Un grupo de diputados pide aplazar la entrada en vigor del matrimonio igualitario por tiempo indefinido. En concreto, solicita a la Sala Constitucional, como mínimo, un nuevo plazo de año y medio, contado desde la finalización de los efectos de la pandemia. Es un punto de partida incierto. Los “efectos” estarán con nosotros durante años y nadie se atreve a poner fecha, siquiera, al fin de la emergencia sanitaria. Solo la vacuna o un tratamiento eficaz y fácilmente obtenible pondrán fin al problema médico.
Si los legisladores renunciaran al indefinido punto de partida, el plazo “mínimo” requerido sería idéntico al concedido por los magistrados cuando instaron a la Asamblea Legislativa a hacer las reformas necesarias para adaptar el ordenamiento jurídico a la nueva realidad de un país donde el matrimonio igualitario es reconocido como derecho humano fundamental.
Los diputados alegan no haber tenido tiempo para hacer las reformas. Estuvieron muy ocupados con la agenda enviada por el Poder Ejecutivo en los meses de sesiones extraordinarias, la tramitación de leyes urgentes para la estabilidad financiera del país y, ahora, las necesarias para enfrentar la covid-19.
En cambio, algunos legisladores sí tuvieron tiempo para presentar un proyecto de ley encaminado a negar el matrimonio igualitario y establecer, en su lugar, las uniones civiles. Una iniciativa tan evidentemente opuesta al mandato de la Sala Constitucional y a la opinión consultiva de la Corte Interamericana de Derechos Humanos no podía prosperar, pero sus autores figuran hoy entre los firmantes de la petición de prórroga. Hay, entonces, razones para dudar si la petición del nuevo plazo nace del deseo de armonizar la legislación con el matrimonio igualitario o si es un intento de última hora para impedir la entrada en vigor.
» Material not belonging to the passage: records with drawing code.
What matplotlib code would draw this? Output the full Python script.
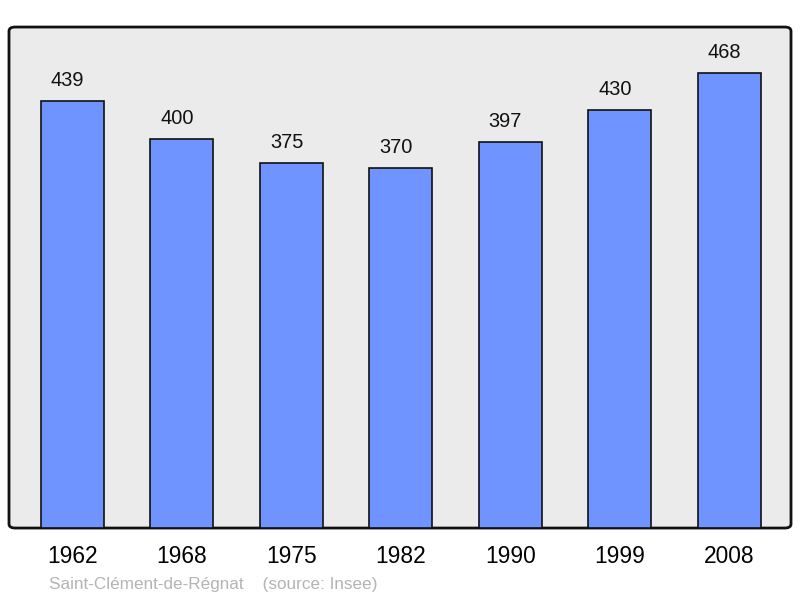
import matplotlib.pyplot as plt
from matplotlib.patches import FancyBboxPatch

years  = ["1962", "1968", "1975", "1982", "1990", "1999", "2008"]
values = [439, 400, 375, 370, 397, 430, 468]
place  = "Saint-Clément-de-Régnat"
source = "(source: Insee)"

plt.rcParams["font.family"] = ["Liberation Sans", "DejaVu Sans"]

fig = plt.figure(figsize=(8, 5.98), dpi=100)
ax = fig.add_axes([0.01125, 0.117, 0.9775, 0.8378])
ax.set_facecolor("none")
for s in ax.spines.values():
    s.set_visible(False)

frame = FancyBboxPatch((0, 0), 1, 1, boxstyle="round,pad=0,rounding_size=0.008",
                       transform=ax.transAxes, facecolor="#ebebeb",
                       edgecolor="#111111", linewidth=2, zorder=0, clip_on=False)
ax.add_patch(frame)

x = range(len(years))
ax.bar(x, values, width=0.575, color="#7094ff", edgecolor="#111111",
       linewidth=1.2, zorder=2)
for i, v in zip(x, values):
    ax.annotate(str(v), (i, v), xytext=(-3.5, 8), textcoords="offset points",
                ha="center", va="bottom", fontsize=14.4, color="#111111")

ax.set_xlim(-0.58, 6.565)
ax.set_ylim(0, 515)
ax.set_yticks([])
ax.set_xticks(list(x))
ax.set_xticklabels(years, fontsize=16.4)
ax.tick_params(axis="x", length=0, pad=12.5)

fig.text(49 / 800, 1 - 584 / 598, place + "    " + source, color="#b4b4b4",
         fontsize=12.3, ha="left", va="center")

fig.savefig("out.png", dpi=100)
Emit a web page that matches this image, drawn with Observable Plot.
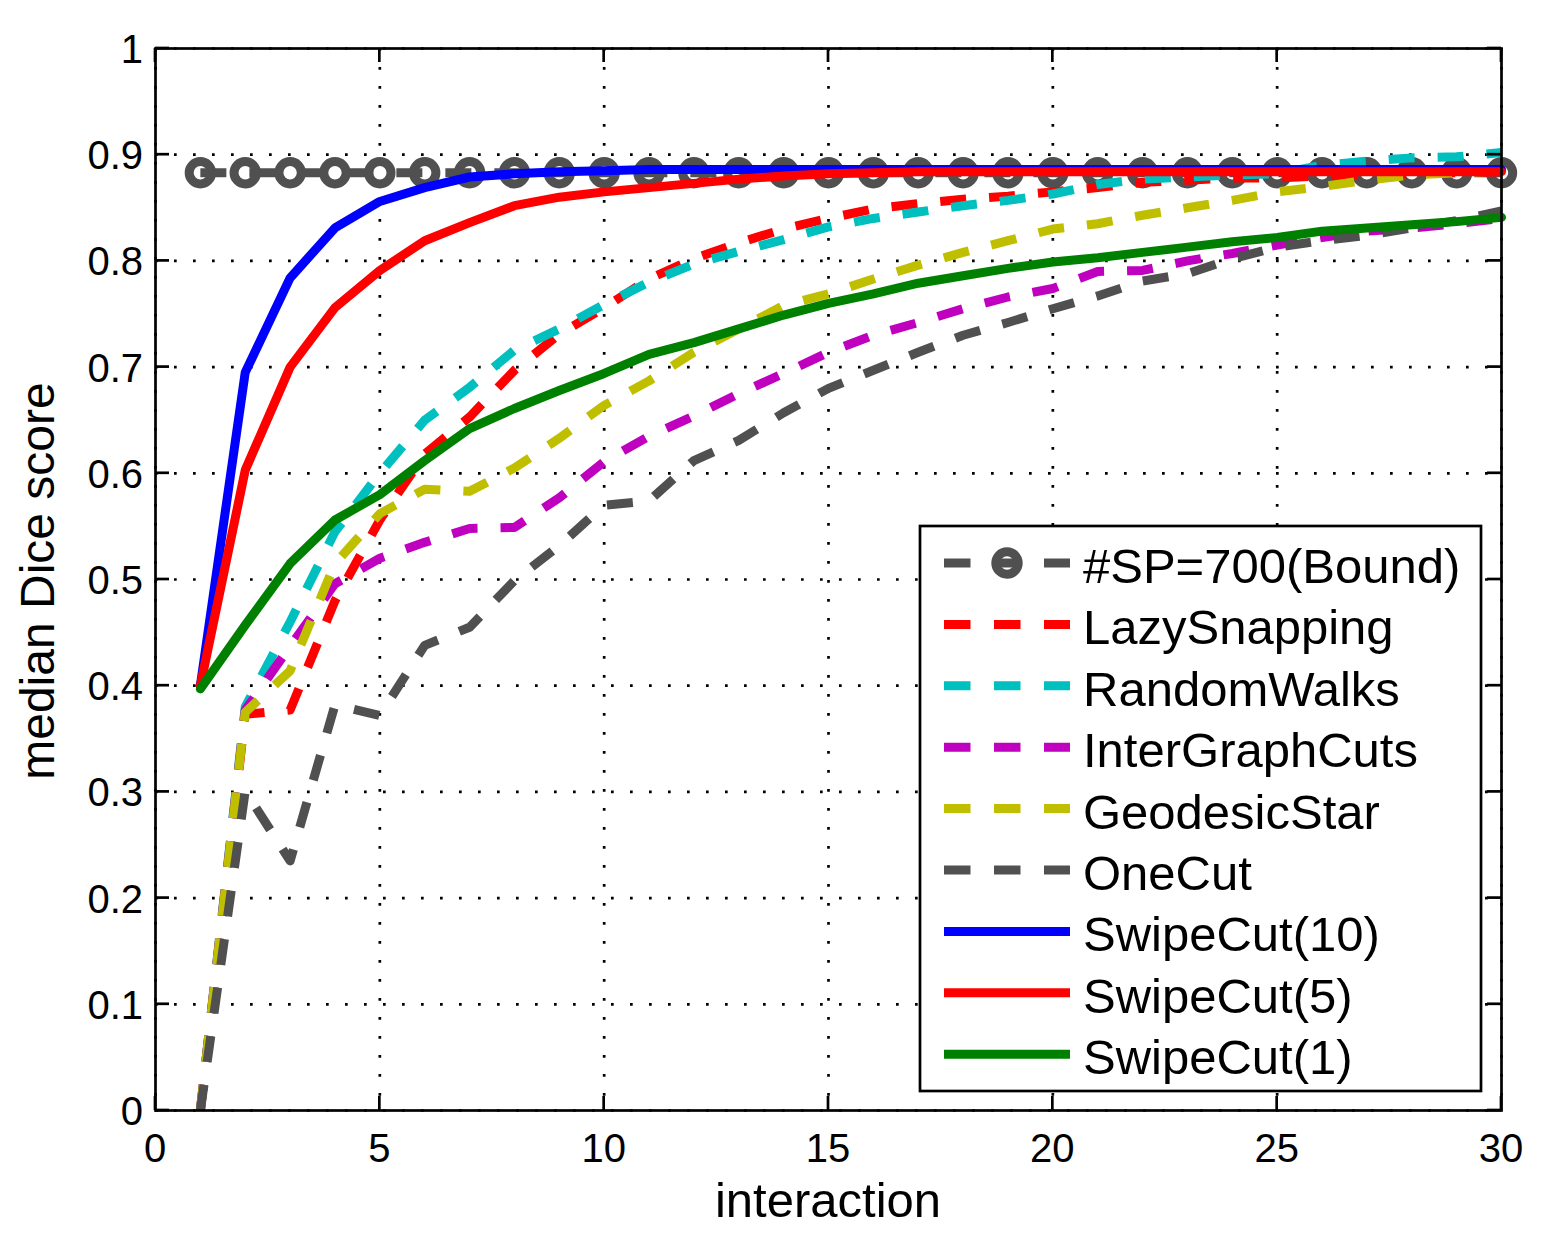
<!DOCTYPE html>
<html>
<head>
<meta charset="utf-8">
<script src="https://cdn.jsdelivr.net/npm/d3@7"></script>
<script src="https://cdn.jsdelivr.net/npm/@observablehq/plot@0.6"></script>
<style>
  html, body { margin: 0; padding: 0; background: #fff; }
  #chart svg { display: block; }
</style>
</head>
<body>
<div id="chart"></div>
<script>
// ---- data ----
const interaction = [1,2,3,4,5,6,7,8,9,10,11,12,13,14,15,16,17,18,19,20,21,22,23,24,25,26,27,28,29,30];

const bound = [0.883,0.883,0.883,0.883,0.883,0.883,0.883,0.883,0.883,0.883,0.883,0.883,0.883,0.883,0.883,
               0.883,0.883,0.883,0.883,0.883,0.883,0.883,0.883,0.883,0.883,0.883,0.883,0.883,0.883,0.883];
const lazySnapping = [0,0.373,0.377,0.480,0.556,0.618,0.653,0.697,0.731,0.756,0.783,0.802,0.817,0.830,0.840,
                      0.849,0.854,0.858,0.861,0.865,0.869,0.874,0.876,0.878,0.878,0.880,0.881,0.882,0.883,0.884];
const randomWalks = [0,0.380,0.460,0.545,0.600,0.650,0.681,0.716,0.736,0.759,0.780,0.797,0.809,0.820,0.832,
                     0.840,0.846,0.852,0.857,0.863,0.872,0.877,0.879,0.881,0.882,0.890,0.894,0.897,0.898,0.902];
const interGraphCuts = [0,0.377,0.437,0.496,0.520,0.535,0.548,0.549,0.577,0.611,0.635,0.654,0.675,0.694,0.714,
                        0.730,0.742,0.755,0.766,0.774,0.790,0.791,0.800,0.807,0.815,0.822,0.828,0.831,0.835,0.840];
const geodesicStar = [0,0.375,0.414,0.515,0.562,0.585,0.583,0.605,0.633,0.664,0.687,0.714,0.736,0.758,0.769,
                      0.783,0.796,0.808,0.819,0.830,0.835,0.843,0.850,0.857,0.865,0.870,0.876,0.881,0.883,0.885];
const oneCut = [0,0.301,0.235,0.382,0.372,0.438,0.455,0.499,0.532,0.570,0.574,0.612,0.631,0.657,0.680,
                0.697,0.714,0.730,0.742,0.755,0.767,0.781,0.788,0.802,0.813,0.819,0.824,0.831,0.838,0.847];
const swipeCut10 = [0.400,0.695,0.784,0.831,0.856,0.869,0.879,0.882,0.884,0.885,0.886,0.886,0.886,0.886,0.886,
                    0.886,0.886,0.886,0.886,0.886,0.886,0.886,0.886,0.886,0.886,0.886,0.886,0.886,0.886,0.886];
const swipeCut5 = [0.400,0.603,0.700,0.756,0.791,0.819,0.836,0.852,0.860,0.865,0.869,0.873,0.877,0.880,0.882,
                   0.883,0.884,0.884,0.884,0.884,0.884,0.884,0.884,0.884,0.884,0.884,0.884,0.884,0.884,0.884];
const swipeCut1 = [0.397,0.457,0.515,0.556,0.580,0.612,0.642,0.661,0.678,0.694,0.712,0.723,0.736,0.749,0.760,
                   0.769,0.779,0.786,0.793,0.799,0.803,0.808,0.813,0.818,0.822,0.828,0.831,0.834,0.837,0.841];

const seriesNames = ["#SP=700(Bound)","LazySnapping","RandomWalks","InterGraphCuts","GeodesicStar","OneCut","SwipeCut(10)","SwipeCut(5)","SwipeCut(1)"];
const seriesValues = [bound, lazySnapping, randomWalks, interGraphCuts, geodesicStar, oneCut, swipeCut10, swipeCut5, swipeCut1];
const seriesColors = ["#505050","#ff0000","#00bfbf","#bf00bf","#bfbf00","#505050","#0000ff","#ff0000","#008000"];
const seriesDashed = [true,true,true,true,true,true,false,false,false];

const xTicks = [0,5,10,15,20,25,30];
const yTicks = [0,0.1,0.2,0.3,0.4,0.5,0.6,0.7,0.8,0.9,1];
const yTickLabels = ["0","0.1","0.2","0.3","0.4","0.5","0.6","0.7","0.8","0.9","1"];
const xLabel = "interaction";
const yLabel = "median Dice score";

// ---- styles ----
const FONT = "'Liberation Sans', Arial, Helvetica, sans-serif";
const LW = 9;
const DASH = "26,23";

const lineMarks = [];
seriesNames.forEach((name, k) => {
  const vals = seriesValues[k];
  lineMarks.push(Plot.line(interaction, {
    x: d => d,
    y: (d, i) => vals[i],
    stroke: seriesColors[k],
    strokeWidth: LW,
    strokeDasharray: seriesDashed[k] ? DASH : null,
    strokeLinecap: seriesDashed[k] ? "butt" : "round",
    strokeLinejoin: "round"
  }));
  if (k === 0) {
    lineMarks.push(Plot.dot(interaction, {
      x: d => d,
      y: (d, i) => vals[i],
      r: 11.2,
      stroke: seriesColors[k],
      strokeWidth: 9,
      fill: "none"
    }));
  }
});

const plot = Plot.plot({
  width: 1550,
  height: 1238,
  marginLeft: 155,
  marginRight: 49,
  marginTop: 48,
  marginBottom: 128,
  style: { background: "#fff", fontFamily: FONT },
  x: { domain: [0, 30], axis: null },
  y: { domain: [0, 1], axis: null },
  marks: [
    Plot.gridX(xTicks, { stroke: "black", strokeOpacity: 1, strokeWidth: 2.7, strokeDasharray: "2.7,16.3" }),
    Plot.gridY(yTicks, { stroke: "black", strokeOpacity: 1, strokeWidth: 2.7, strokeDasharray: "2.7,16.3" }),
    ...lineMarks,
    Plot.frame({ stroke: "black", strokeWidth: 2.7 })
  ]
});

document.getElementById("chart").appendChild(plot);

// ---- axes, labels and legend drawn with the plot's scales ----
const sx = plot.scale("x");
const sy = plot.scale("y");
const X0 = sx.apply(0), X1 = sx.apply(30), Y0 = sy.apply(0), Y1 = sy.apply(1);
const svg = d3.select(plot);
const g = svg.append("g").attr("font-family", FONT).attr("fill", "black");
const TL = 14;

xTicks.forEach(t => {
  const px = sx.apply(t);
  g.append("line").attr("x1", px).attr("x2", px).attr("y1", Y0).attr("y2", Y0 - TL)
    .attr("stroke", "black").attr("stroke-width", 2.7);
  g.append("line").attr("x1", px).attr("x2", px).attr("y1", Y1).attr("y2", Y1 + TL)
    .attr("stroke", "black").attr("stroke-width", 2.7);
  g.append("text").attr("x", px).attr("y", Y0 + 52).attr("text-anchor", "middle")
    .attr("font-size", 40).text(String(t));
});
yTicks.forEach((t, i) => {
  const py = sy.apply(t);
  g.append("line").attr("x1", X0).attr("x2", X0 + TL).attr("y1", py).attr("y2", py)
    .attr("stroke", "black").attr("stroke-width", 2.7);
  g.append("line").attr("x1", X1).attr("x2", X1 - TL).attr("y1", py).attr("y2", py)
    .attr("stroke", "black").attr("stroke-width", 2.7);
  g.append("text").attr("x", X0 - 12).attr("y", py + 15).attr("text-anchor", "end")
    .attr("font-size", 40).text(yTickLabels[i]);
});

g.append("text").attr("x", (X0 + X1) / 2).attr("y", 1217).attr("text-anchor", "middle")
  .attr("font-size", 49).text(xLabel);
g.append("text").attr("transform", `translate(54,${(Y0 + Y1) / 2 + 2}) rotate(-90)`)
  .attr("text-anchor", "middle").attr("font-size", 48).text(yLabel);

// legend
const lg = svg.append("g").attr("font-family", FONT);
lg.append("rect").attr("x", 920).attr("y", 526).attr("width", 561).attr("height", 565)
  .attr("fill", "white").attr("stroke", "black").attr("stroke-width", 2.7);
seriesNames.forEach((name, k) => {
  const ry = 563 + k * 61.4;
  lg.append("line").attr("x1", 944).attr("x2", 1070).attr("y1", ry).attr("y2", ry)
    .attr("stroke", seriesColors[k]).attr("stroke-width", LW)
    .attr("stroke-dasharray", seriesDashed[k] ? "26.5,23.5" : null)
    .attr("stroke-linecap", "butt");
  if (k === 0) {
    lg.append("circle").attr("cx", 1007).attr("cy", ry).attr("r", 11.2)
      .attr("fill", "none").attr("stroke", seriesColors[k]).attr("stroke-width", 9);
    lg.append("line").attr("x1", 1000).attr("x2", 1014).attr("y1", ry).attr("y2", ry)
      .attr("stroke", seriesColors[k]).attr("stroke-width", 3);
  }
  lg.append("text").attr("x", 1083).attr("y", ry + 20).attr("font-size", 49)
    .attr("text-anchor", "start").attr("fill", "black").text(name);
});
</script>
</body>
</html>
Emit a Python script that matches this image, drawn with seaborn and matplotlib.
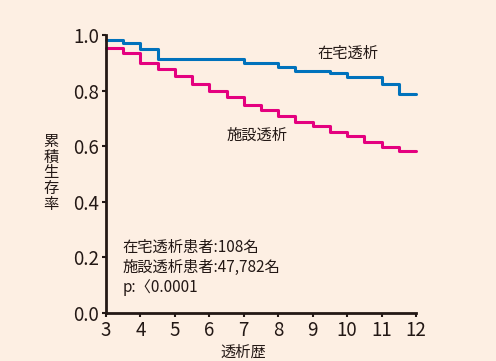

El Registro Civil, en cumplimiento de la orden de la Sala Constitucional, comenzará a inscribir matrimonios entre personas del mismo sexo el 26 de mayo. Faltan menos de dos semanas, y eso hace dudar, también, si estamos delante de una mera postura con propósitos de política electoral, antes de que ocurra lo inevitable.
La propia Sala Constitucional, es justo decirlo, abrió las puertas a una petición como la planteada. El fallo de los magistrados admite el carácter vinculante de la opinión consultiva y la obligación del Estado de reconocer el matrimonio igualitario como un derecho humano fundamental. Acto seguido, fijó un plazo de 18 meses para ponerlo a regir.
Los derechos humanos pertenecen al individuo, son parte consustancial de la dignidad humana y el Estado debe respetarlos y hacerlos respetar. La idea de poner plazo a su entrada en vigor contradice la naturaleza misma de esos derechos. No obstante, así resolvió la Sala.
Una nueva prórroga, sujeta a duración incierta y justificada por falta de tiempo para facilitar la armonización del ordenamiento jurídico con un derecho humano fundamental, dejaría al país en condición precaria ante el sistema interamericano de protección de los derechos humanos. Una demanda en la jurisdicción internacional, con la sentencia de la Sala Constitucional como prueba y el antecedente de la opinión consultiva todavía fresco, sería imbatible, con grave riesgo económico y moral para una nación respetuosa del ordenamiento jurídico y los derechos humanos.
El país no puede pasarse la vida debatiendo sobre el matrimonio igualitario, y las resoluciones judiciales deben prevalecer, sobre todo las emanadas de tan alta autoridad. Así lo entendió el presidente de la Asamblea Legislativa, Eduardo Cruickshank, cuando explicó su negativa a respaldar el proyecto de ley sobre uniones civiles, no obstante la clara oposición de su partido al matrimonio entre personas del mismo sexo. El Congreso no debería tener tiempo para frivolidades.